President Obama recently called out Republicans, who opposed his economic stimulus package, as being on “the wrong side of history.” The phrase is rhetorically potent, and at first, as a supporter of the stimulus and Obama, I found his usage of it powerful. He employed it before in his campaign and his inaugural address to describe repressive regimes. But now I just find it sort of frightening. It’s as if he’s equating opposition to the stimulus package with southern slave-owners and Nazi appeasers and Islamic terrorists. And how the heck do you defend yourself against those sorts of implied accusations, especially coming from the President?

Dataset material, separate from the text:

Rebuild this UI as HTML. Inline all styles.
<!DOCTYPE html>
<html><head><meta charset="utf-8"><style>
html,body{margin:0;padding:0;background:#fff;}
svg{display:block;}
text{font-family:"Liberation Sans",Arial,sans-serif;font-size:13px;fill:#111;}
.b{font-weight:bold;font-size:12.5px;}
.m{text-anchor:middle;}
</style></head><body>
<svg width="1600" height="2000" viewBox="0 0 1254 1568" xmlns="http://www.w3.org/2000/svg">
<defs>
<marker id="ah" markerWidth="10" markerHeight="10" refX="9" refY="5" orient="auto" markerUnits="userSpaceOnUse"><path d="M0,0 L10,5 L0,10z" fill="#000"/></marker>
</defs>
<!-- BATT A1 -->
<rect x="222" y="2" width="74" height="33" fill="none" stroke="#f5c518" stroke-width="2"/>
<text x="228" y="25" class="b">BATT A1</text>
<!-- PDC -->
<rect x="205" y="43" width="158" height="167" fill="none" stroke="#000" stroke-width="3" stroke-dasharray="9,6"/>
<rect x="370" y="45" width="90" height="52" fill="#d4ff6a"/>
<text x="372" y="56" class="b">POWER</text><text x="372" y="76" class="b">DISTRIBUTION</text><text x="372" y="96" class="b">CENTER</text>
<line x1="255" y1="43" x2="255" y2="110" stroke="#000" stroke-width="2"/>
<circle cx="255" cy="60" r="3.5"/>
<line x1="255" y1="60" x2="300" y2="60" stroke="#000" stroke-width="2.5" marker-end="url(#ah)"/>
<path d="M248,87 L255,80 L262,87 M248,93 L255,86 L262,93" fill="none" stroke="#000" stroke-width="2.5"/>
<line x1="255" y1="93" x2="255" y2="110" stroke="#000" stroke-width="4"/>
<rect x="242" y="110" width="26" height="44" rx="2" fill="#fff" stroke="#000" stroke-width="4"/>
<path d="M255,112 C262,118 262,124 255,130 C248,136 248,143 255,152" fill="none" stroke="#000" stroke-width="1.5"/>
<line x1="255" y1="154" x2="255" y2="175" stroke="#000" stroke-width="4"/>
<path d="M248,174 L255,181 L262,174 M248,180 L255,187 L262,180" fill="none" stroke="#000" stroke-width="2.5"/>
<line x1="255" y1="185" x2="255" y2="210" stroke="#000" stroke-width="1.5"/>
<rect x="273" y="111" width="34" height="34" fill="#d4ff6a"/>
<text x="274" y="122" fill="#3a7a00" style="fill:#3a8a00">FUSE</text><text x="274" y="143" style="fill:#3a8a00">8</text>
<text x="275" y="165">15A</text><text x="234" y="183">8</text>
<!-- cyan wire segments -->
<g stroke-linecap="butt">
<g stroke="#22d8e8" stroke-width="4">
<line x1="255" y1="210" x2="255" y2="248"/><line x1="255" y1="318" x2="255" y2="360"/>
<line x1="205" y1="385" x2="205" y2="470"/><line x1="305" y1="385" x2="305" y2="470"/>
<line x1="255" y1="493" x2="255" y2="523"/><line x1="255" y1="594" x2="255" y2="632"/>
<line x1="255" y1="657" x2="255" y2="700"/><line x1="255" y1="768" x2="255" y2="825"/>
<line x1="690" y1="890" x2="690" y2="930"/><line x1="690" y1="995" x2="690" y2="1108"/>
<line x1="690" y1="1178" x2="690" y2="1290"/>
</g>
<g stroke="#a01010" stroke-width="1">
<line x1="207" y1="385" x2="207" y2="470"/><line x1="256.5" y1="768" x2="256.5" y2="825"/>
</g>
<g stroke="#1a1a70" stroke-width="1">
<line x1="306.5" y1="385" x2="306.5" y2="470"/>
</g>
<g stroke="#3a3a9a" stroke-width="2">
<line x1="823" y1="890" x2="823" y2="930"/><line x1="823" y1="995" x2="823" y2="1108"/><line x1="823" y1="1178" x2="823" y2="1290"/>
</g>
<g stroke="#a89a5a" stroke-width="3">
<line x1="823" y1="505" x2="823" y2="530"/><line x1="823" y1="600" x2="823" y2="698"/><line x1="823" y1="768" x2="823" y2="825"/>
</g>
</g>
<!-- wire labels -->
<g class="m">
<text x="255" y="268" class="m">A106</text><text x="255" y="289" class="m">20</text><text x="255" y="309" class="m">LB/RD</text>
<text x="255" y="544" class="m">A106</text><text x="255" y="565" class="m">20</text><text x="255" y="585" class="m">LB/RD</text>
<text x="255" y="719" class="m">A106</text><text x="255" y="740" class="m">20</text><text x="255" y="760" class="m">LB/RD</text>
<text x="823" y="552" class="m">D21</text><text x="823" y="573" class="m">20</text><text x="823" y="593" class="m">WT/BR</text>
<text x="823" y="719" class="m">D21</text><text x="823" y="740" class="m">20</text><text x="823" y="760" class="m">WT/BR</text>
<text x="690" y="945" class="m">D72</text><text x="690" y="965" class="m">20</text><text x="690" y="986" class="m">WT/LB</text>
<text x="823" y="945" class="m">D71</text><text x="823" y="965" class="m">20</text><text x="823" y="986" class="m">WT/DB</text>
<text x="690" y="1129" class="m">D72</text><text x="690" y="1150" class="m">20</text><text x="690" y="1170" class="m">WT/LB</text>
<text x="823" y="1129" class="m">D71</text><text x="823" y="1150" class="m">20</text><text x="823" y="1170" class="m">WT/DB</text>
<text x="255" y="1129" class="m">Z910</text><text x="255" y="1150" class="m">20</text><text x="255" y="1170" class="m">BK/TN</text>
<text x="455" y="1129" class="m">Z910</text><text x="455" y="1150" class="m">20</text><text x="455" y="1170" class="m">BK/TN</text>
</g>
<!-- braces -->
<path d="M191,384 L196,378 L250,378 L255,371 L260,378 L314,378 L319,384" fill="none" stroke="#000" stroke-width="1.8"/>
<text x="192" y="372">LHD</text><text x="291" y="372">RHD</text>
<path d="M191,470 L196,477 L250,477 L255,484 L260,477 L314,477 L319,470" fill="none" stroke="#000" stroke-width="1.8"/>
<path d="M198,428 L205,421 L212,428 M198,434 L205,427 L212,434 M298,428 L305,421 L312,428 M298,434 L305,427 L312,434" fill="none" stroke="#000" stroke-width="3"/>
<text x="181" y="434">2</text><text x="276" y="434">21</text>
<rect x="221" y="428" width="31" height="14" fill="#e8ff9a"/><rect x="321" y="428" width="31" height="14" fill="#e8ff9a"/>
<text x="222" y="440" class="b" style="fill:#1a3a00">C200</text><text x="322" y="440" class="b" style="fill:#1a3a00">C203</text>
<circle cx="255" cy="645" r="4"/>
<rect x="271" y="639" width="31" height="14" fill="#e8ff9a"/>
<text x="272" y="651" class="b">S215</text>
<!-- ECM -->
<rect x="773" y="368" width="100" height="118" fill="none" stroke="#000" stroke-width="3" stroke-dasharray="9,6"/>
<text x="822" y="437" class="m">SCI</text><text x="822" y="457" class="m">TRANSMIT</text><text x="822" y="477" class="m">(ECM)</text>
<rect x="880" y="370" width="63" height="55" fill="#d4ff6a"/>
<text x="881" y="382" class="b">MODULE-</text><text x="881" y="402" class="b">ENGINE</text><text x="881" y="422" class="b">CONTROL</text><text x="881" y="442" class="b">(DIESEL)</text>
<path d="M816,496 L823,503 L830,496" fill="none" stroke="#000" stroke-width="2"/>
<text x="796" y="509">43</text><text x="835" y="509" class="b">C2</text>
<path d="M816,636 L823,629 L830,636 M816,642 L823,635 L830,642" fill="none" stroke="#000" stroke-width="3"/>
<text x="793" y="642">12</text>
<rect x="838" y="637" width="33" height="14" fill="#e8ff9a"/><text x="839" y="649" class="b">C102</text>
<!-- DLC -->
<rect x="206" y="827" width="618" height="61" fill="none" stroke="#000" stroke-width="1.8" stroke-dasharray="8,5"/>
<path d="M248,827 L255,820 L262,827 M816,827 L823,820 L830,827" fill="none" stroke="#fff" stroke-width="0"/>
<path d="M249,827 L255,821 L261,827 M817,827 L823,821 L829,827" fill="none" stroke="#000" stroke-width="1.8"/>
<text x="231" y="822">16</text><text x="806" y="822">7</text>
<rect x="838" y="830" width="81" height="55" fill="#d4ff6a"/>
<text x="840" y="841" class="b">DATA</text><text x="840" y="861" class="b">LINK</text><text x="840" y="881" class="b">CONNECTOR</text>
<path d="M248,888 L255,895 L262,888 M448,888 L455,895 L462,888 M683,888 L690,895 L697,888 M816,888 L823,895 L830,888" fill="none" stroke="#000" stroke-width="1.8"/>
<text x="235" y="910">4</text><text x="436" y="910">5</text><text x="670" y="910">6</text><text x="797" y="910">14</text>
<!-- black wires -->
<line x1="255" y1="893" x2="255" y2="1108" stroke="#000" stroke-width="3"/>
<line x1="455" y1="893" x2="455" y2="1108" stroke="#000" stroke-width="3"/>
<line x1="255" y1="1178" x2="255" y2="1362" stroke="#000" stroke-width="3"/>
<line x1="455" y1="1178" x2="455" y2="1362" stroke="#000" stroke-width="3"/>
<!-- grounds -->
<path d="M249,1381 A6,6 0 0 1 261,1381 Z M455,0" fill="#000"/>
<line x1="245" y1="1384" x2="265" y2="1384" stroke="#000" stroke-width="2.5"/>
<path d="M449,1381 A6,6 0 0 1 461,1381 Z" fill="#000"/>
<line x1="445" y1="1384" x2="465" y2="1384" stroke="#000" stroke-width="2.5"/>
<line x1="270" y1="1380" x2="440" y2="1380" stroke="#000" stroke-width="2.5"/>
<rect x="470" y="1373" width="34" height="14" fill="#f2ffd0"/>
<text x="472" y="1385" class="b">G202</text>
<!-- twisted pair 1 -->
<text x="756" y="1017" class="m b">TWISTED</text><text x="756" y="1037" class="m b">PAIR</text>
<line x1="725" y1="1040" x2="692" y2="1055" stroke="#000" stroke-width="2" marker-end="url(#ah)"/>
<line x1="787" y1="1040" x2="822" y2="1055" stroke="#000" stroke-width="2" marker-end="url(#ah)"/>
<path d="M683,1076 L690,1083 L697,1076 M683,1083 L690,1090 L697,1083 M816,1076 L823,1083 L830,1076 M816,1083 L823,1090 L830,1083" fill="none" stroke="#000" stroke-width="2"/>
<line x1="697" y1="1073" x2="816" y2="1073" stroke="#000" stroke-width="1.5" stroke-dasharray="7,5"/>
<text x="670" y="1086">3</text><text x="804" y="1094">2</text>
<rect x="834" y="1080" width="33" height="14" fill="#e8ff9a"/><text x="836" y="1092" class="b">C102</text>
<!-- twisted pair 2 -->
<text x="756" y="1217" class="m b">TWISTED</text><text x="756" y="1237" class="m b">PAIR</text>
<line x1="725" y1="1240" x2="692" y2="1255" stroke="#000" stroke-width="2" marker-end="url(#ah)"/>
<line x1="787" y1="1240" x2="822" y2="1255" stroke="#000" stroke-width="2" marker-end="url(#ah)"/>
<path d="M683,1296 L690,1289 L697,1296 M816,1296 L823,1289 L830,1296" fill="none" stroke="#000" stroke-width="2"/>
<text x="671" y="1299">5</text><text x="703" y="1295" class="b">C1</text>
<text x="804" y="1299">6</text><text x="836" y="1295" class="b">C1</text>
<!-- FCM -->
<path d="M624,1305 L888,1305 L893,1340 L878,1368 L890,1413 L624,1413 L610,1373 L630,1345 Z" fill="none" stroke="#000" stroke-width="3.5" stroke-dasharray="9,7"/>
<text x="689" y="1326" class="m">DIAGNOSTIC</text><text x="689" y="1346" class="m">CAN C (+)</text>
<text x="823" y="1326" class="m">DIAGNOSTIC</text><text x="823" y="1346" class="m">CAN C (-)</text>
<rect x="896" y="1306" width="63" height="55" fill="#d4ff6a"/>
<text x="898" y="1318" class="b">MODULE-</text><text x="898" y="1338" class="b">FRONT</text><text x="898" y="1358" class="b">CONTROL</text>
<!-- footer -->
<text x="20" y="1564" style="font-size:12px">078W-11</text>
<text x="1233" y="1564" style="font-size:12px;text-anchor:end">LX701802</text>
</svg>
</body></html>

History is, by definition, a thing of the past, and Obama’s use of this phrase suggests that he already knows how the future is going to turn out. That, to me, is a terribly dangerous proposition, and one that is surprising in its source. President Obama’s campaign was based largely on its giving citizens the power to rewrite the future and on the idea that history doesn’t exert an inescapable and inexorable pull forward that we must accept or else reject at our peril. It’s a reiteration of Bush’s you’re either with us or against us simplified worldview.
Out of resistance is borne hope—that’s the message that Obama sold so well. And now to suggest that resistance is futile is just wrongheaded. The President is smart and prescient enough to avoid using such pretentious language to silence his critics. Reason, not rhetoric, is why we elected him, after all.